Ramón López Velarde y el centenario de 'Zozobra'

Poesía en segundos

En su poemario, el vate mexicano se hunde en los pliegues de su yo atribulado para hallar la ecuación psicológica y el minuto de la cobardía.

López Velarde murió el 19 de junio de 1921 en Ciudad de México. (Especial)
Víctor Manuel Mendiola
Ciudad de México /

Muchas veces, lo verdaderamente novedoso no es lo que ocurre aquí y ahora sino lo que sucedió ayer, hace mucho tiempo, y regresa como un futuro inconcebible. De varias de las grandes obras escritas a principios del siglo XX podríamos decir que, en su carácter centenario, hallamos nuestro presente y nuestro porvenir. En 1913 aparecieron Zona de Apollinaire y Prosa del Transiberiano de Cendrars, y en 1914 Un tiro de dados de Mallarmé; luego, en 1920, El cementerio marino de Valéry y, más tarde en una cadena increíble, surgieron en 1922 La tierra baldía de Eliot y el Ulises de Joyce y en 1923 Las elegías de Duino de Rilke y Crepusculario de Neruda —el mismo año de la redacción de “El regalo de Harun Al-Rashid” de Yeats—.

Un poco más tarde, en 1924, salió a la luz La montaña mágica de Mann.
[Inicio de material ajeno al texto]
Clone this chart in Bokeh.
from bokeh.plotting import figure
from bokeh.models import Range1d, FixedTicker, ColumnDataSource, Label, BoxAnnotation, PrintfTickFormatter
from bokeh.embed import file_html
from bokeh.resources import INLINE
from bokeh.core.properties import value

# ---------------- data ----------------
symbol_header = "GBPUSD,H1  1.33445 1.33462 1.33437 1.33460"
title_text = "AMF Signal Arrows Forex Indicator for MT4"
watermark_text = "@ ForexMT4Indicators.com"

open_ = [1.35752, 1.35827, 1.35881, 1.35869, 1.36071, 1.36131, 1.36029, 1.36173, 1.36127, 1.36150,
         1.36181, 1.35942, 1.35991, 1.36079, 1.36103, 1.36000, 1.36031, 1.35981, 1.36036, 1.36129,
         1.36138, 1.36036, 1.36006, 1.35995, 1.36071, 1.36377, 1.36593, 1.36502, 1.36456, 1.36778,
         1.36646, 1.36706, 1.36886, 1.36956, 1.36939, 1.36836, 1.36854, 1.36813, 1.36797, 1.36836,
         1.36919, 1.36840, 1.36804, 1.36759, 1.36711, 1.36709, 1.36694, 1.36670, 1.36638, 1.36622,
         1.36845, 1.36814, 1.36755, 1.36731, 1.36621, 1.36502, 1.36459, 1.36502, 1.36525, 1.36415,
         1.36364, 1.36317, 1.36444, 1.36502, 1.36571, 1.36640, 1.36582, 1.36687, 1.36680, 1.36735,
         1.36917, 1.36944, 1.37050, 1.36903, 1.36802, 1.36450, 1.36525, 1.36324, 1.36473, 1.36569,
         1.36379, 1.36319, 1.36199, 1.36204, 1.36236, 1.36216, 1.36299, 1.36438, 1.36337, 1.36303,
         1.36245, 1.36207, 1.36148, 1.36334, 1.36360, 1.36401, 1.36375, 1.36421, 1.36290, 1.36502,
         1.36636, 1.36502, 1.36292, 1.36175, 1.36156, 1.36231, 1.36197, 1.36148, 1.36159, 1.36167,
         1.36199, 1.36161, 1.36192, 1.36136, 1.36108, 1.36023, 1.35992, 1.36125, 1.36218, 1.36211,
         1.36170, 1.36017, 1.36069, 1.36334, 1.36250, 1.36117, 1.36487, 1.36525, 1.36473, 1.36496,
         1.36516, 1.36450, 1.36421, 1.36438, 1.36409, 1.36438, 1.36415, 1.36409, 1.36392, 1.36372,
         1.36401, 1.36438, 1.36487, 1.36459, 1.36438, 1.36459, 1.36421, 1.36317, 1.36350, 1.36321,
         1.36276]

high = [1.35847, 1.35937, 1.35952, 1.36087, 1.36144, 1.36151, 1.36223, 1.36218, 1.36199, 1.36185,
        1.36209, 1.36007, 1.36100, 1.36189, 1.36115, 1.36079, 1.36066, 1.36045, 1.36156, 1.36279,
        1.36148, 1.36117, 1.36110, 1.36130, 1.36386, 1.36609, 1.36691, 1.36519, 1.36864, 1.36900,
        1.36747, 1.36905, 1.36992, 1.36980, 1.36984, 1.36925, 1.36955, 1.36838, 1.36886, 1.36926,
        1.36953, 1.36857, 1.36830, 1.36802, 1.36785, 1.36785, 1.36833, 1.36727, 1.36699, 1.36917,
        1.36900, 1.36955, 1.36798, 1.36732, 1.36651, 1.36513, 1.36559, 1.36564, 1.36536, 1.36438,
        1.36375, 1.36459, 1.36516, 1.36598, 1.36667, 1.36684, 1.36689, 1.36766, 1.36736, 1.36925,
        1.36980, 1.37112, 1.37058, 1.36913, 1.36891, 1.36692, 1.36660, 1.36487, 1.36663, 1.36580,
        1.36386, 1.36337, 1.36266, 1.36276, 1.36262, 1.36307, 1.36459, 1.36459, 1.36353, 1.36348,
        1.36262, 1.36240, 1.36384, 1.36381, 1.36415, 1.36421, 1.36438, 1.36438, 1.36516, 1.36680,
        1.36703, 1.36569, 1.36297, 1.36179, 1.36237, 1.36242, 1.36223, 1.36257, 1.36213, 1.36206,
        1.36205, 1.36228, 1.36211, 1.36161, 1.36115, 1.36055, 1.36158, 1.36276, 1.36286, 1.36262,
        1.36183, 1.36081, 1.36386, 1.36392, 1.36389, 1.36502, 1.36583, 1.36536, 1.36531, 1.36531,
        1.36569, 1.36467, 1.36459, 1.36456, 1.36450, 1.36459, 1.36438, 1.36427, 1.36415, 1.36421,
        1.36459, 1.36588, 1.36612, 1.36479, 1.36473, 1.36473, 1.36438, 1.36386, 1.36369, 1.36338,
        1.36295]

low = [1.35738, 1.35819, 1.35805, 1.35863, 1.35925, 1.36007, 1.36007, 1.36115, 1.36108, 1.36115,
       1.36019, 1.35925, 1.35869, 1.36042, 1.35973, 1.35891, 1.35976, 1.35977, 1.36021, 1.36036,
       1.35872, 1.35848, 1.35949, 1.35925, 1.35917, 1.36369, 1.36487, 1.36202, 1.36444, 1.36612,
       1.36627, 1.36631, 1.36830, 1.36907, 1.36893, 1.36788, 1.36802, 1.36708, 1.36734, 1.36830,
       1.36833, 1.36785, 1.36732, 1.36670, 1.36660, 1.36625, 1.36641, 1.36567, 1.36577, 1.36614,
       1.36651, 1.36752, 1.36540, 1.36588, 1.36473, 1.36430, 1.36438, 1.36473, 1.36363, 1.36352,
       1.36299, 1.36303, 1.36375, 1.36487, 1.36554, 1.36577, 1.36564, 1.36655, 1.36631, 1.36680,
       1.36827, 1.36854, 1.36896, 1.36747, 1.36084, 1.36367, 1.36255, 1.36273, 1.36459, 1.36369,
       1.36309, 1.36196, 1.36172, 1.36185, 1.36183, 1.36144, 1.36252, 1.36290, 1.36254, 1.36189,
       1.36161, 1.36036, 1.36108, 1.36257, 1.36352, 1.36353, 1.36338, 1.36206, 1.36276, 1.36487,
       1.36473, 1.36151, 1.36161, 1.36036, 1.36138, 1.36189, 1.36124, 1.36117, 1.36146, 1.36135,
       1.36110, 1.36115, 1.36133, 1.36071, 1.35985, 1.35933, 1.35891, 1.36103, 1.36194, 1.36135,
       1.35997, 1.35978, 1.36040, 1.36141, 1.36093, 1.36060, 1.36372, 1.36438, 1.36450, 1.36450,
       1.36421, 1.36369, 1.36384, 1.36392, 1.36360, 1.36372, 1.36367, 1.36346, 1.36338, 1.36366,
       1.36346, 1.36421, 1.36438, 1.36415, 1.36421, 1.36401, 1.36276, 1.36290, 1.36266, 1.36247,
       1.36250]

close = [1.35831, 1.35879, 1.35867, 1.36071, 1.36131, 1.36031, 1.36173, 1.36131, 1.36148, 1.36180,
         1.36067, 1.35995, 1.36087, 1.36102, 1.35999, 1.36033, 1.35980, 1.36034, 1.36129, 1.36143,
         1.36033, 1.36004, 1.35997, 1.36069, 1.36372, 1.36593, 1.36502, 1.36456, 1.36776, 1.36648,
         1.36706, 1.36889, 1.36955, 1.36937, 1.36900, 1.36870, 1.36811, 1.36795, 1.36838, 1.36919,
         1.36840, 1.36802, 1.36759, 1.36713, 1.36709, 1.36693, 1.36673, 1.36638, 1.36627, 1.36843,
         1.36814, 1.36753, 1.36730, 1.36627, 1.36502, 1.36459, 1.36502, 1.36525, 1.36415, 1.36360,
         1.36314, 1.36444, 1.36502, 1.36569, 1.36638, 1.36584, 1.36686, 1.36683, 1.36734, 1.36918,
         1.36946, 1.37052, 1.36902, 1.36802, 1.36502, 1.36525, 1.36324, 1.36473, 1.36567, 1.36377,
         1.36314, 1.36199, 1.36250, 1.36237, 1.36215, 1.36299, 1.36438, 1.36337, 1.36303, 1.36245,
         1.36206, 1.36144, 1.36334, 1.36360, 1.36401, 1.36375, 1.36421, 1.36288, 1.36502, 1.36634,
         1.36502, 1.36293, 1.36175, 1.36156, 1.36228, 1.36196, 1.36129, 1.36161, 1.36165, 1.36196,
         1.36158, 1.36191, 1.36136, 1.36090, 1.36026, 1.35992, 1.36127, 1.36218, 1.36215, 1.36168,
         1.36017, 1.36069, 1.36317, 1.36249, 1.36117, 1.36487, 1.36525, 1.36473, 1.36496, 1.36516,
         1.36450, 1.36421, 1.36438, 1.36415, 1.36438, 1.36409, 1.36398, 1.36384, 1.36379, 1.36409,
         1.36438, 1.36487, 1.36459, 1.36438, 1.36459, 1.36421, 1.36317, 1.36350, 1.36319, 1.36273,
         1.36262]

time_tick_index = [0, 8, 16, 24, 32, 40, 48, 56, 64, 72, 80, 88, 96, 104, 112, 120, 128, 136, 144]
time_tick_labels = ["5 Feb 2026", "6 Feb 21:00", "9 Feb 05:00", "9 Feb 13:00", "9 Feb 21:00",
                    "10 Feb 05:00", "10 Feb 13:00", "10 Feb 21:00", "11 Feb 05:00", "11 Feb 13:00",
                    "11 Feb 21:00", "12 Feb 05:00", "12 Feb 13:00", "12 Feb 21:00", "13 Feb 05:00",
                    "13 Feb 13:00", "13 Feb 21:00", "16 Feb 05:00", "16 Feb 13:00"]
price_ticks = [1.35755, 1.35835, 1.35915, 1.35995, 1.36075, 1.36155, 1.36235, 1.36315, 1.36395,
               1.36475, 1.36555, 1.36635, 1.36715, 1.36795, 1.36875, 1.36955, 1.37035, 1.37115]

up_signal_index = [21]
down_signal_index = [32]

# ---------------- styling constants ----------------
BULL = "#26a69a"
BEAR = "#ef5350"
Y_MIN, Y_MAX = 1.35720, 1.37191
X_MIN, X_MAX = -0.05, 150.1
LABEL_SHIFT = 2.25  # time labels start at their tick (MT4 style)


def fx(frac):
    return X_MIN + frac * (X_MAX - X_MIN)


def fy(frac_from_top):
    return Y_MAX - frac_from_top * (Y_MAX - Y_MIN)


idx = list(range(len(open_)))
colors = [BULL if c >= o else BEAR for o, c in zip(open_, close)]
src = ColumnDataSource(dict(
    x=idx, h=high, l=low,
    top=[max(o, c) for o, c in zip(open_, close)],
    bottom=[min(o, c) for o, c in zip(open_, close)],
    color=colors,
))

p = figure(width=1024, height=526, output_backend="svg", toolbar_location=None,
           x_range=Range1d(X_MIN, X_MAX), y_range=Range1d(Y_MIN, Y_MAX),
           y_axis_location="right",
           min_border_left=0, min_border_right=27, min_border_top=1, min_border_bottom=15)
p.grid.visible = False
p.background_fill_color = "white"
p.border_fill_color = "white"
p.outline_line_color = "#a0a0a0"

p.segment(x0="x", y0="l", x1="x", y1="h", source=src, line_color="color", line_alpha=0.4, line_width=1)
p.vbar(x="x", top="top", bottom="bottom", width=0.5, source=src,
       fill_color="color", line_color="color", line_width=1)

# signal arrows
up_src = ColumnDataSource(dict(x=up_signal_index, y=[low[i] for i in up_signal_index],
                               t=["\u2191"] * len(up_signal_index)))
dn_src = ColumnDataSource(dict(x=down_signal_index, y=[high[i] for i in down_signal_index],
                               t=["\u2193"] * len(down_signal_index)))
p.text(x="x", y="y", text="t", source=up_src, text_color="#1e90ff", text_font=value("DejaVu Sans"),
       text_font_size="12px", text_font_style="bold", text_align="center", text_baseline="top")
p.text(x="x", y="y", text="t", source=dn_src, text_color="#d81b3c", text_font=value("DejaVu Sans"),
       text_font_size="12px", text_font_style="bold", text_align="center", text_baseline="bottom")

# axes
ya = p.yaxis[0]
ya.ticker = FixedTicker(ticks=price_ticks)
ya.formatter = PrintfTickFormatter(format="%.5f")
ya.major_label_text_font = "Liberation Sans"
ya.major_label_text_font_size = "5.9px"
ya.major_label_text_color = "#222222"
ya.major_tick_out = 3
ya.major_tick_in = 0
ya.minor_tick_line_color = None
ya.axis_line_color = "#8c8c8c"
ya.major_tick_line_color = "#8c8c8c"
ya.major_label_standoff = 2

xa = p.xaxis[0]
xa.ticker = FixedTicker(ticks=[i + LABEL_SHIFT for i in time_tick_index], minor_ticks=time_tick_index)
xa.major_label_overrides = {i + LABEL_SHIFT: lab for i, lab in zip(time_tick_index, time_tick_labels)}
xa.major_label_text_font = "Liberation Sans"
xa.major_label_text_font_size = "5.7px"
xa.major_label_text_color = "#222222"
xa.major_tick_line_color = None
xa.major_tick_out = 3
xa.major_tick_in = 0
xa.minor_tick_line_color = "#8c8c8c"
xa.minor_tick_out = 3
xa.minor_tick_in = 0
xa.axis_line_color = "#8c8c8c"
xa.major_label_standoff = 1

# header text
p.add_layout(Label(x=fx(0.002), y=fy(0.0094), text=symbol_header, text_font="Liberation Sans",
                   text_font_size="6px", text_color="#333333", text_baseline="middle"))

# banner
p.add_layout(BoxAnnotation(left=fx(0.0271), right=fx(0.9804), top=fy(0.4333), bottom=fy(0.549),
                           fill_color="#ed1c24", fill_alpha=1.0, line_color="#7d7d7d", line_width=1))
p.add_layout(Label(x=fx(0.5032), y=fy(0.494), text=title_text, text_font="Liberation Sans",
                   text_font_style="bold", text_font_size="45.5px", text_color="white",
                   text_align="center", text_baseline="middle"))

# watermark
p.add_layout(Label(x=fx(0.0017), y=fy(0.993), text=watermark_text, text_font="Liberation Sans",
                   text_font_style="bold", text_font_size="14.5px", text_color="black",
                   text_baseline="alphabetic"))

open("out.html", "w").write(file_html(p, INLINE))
Así, la irrupción de Ramón López Velarde en la primera fase de ese periodo es muy significativa y forma parte de la presencia de lo inesperado. Zozobra, de 1919, realiza de forma plena la originalidad de La sangre devota y crea un punto de reflexión donde la poesía mexicana moderna se mira y, en los mejores casos, sufre su influencia.
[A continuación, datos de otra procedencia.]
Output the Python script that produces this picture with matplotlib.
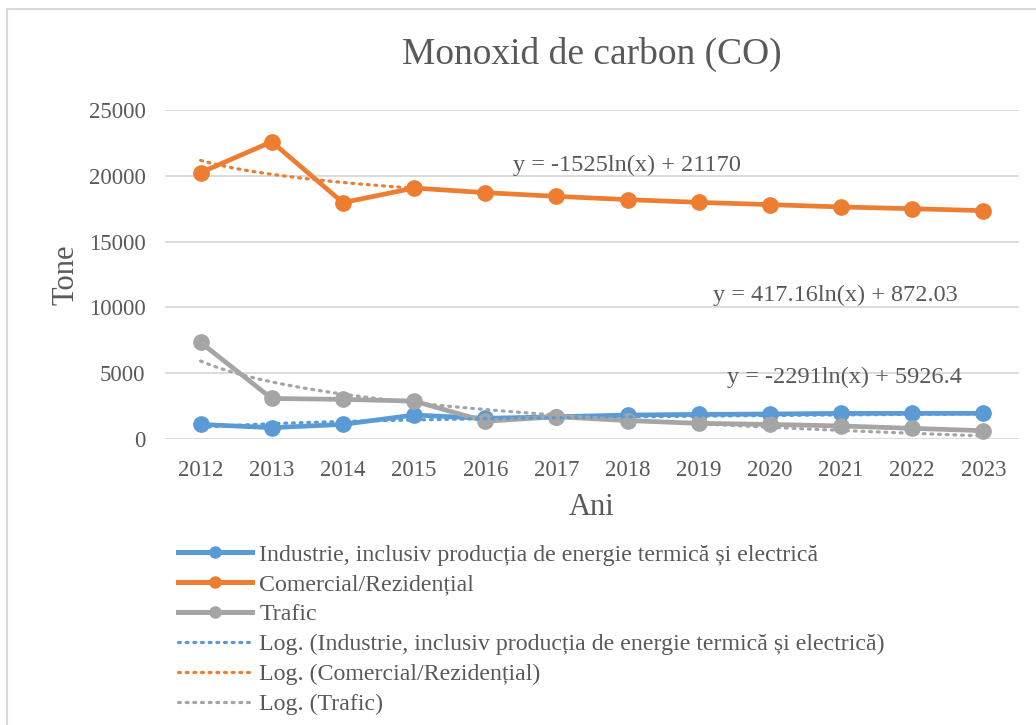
import numpy as np
import matplotlib
matplotlib.use("Agg")
import matplotlib.pyplot as plt
from matplotlib.lines import Line2D

plt.rcParams['font.family'] = ['Liberation Serif', 'DejaVu Serif']

years = ['2012', '2013', '2014', '2015', '2016', '2017',
         '2018', '2019', '2020', '2021', '2022', '2023']
industrie = [1110, 860, 1110, 1820, 1570, 1690, 1820, 1870, 1900, 1950, 1950, 1950]
comercial = [20240, 22590, 17960, 19070, 18720, 18440, 18190, 17980, 17810, 17630, 17500, 17350]
trafic = [7340, 3080, 3010, 2880, 1350, 1690, 1400, 1190, 1110, 990, 810, 630]

# log trend coefficients (a, b) for y = a*ln(x) + b
trend_ind = (417.16, 872.03)
trend_com = (-1525, 21170)
trend_tra = (-2291, 5926.4)

names = ['Industrie, inclusiv producția de energie termică și electrică',
         'Comercial/Rezidențial', 'Trafic']
colors = ['#5B9BD5', '#ED7D31', '#A5A5A5']
txt = '#595959'

W, H = 1036, 725
fig = plt.figure(figsize=(W / 100, H / 100), dpi=100)
ax = fig.add_axes([165 / W, 1 - 439 / H, (1019 - 165) / W, (439 - 110) / H])

x = np.arange(len(years))
series = [industrie, comercial, trafic]
for vals, c in zip(series, colors):
    ax.plot(x, vals, color=c, lw=3.4, marker='o', ms=11, zorder=3,
            solid_capstyle='round')

xs = np.linspace(1, len(years), 200)
for (a, b), c in zip([trend_ind, trend_com, trend_tra], colors):
    ax.plot(xs - 1, a * np.log(xs) + b, color=c, lw=2.3, ls=(0, (0.6, 1.8)),
            dash_capstyle='round', zorder=4)

ax.set_xlim(-0.5, len(years) - 0.5)
ax.set_ylim(0, 25000)
ax.set_yticks(np.arange(0, 25001, 5000))
ax.set_xticks(x)
ax.set_xticklabels(years)
ax.tick_params(length=0, labelsize=16.5, colors=txt)
ax.tick_params(axis='x', pad=15)
ax.tick_params(axis='y', pad=14)
ax.grid(axis='y', color='#D9D9D9', lw=1.3)
ax.set_axisbelow(True)
for s in ax.spines.values():
    s.set_visible(False)

ax.set_title('Monoxid de carbon (CO)', fontsize=27, color=txt, pad=33)
ax.set_xlabel('Ani', fontsize=22, color=txt, labelpad=9)
ax.set_ylabel('Tone', fontsize=22, color=txt, labelpad=6)

# trend equations
ax.text(4.39, 20800, 'y = -1525ln(x) + 21170', fontsize=17.5, color=txt, va='center')
ax.text(7.2, 10900, 'y = 417.16ln(x) + 872.03', fontsize=17.5, color=txt, va='center')
ax.text(7.4, 4700, 'y = -2291ln(x) + 5926.4', fontsize=17.5, color=txt, va='center')

handles = [Line2D([], [], color=c, lw=3.6, marker='o', ms=8) for c in colors]
handles += [Line2D([], [], color=c, lw=2.3, ls=(0, (0.6, 1.8)), dash_capstyle='round')
            for c in colors]
labels = names + ['Log. (%s)' % n for n in names]
leg = fig.legend(handles, labels, loc='upper left', bbox_to_anchor=(178 / W, 1 - 544 / H),
                 frameon=False, fontsize=17.2, handlelength=3.1, handletextpad=0.3,
                 labelspacing=0.34, borderaxespad=0, borderpad=0)
for t in leg.get_texts():
    t.set_color(txt)

# chart frame (top and left edges visible)
fig.add_artist(Line2D([7 / W, 7 / W], [0, 1 - 9 / H], transform=fig.transFigure,
                      color='#D9D9D9', lw=1.5))
fig.add_artist(Line2D([7 / W, 1], [1 - 9 / H, 1 - 9 / H], transform=fig.transFigure,
                      color='#D9D9D9', lw=1.5))

fig.savefig('out.png', dpi=100)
En este libro, la transformación de los símbolos en los ademanes y los gestos de mujeres y hombres cobra una realidad de autorreconocimiento profundo y observación del poliédrico carácter moral de nuestras conductas. Por eso, desde el primer poema del libro, López Velarde afirma: “¡Fuera de mí, la lluvia; dentro de mí, el clamor/ cavernoso y creciente de un salmista!”, y de esta manera pule y se aproxima a la atmósfera expresionista y terrible de “El sueño de los guantes negros”, donde podemos leer: “Era una madrugada de invierno/ y lloviznaban gotas de silencio”.

Zozobra retuerce exprimiéndolo, por lo menos en los mejores poemas, el tenebrismo de Poe y Baudelaire, pero a diferencia de ellos el brote del dolor y de lo maligno no será proyectado en una imagen (el cuervo o el albatros, aunque él tenga su pozo, su zenzontle y su candil) sino implicará la revelación de la fuerza interior del gesto: “¿En qué bogaban tus pupilas/ para que pudieses/ narcotizarlo todo?”.

López Velarde se hunde en los pliegues de su yo atribulado para hallar la ecuación psicológica, el minuto de la cobardía y la operación constante del retorno hechicero del bien y del mal. Dotado de un rigor enorme, pero al mismo tiempo entregado a una libertad sin obstáculos, magnetiza el mundo con su fetichismo y experimenta con la composición en sentido contrario al verso libre: en vez de eliminar la consonancia, la exacerba en la rima monorrima o más aún, contra la preceptiva, en la rima interior: “y central y esencial como el rosal”.

Zozobra pertenece a ese grupo admirable donde están Crepusculario, Los heraldos negros —publicado también en 1919— y Donde habite el olvido. Auténticos textos híbridos, en diálogo con Darío, donde podemos descubrir una modernidad no de ayer sino de hoy y entender que la vida es “una hada/ que por amar está desencajada”.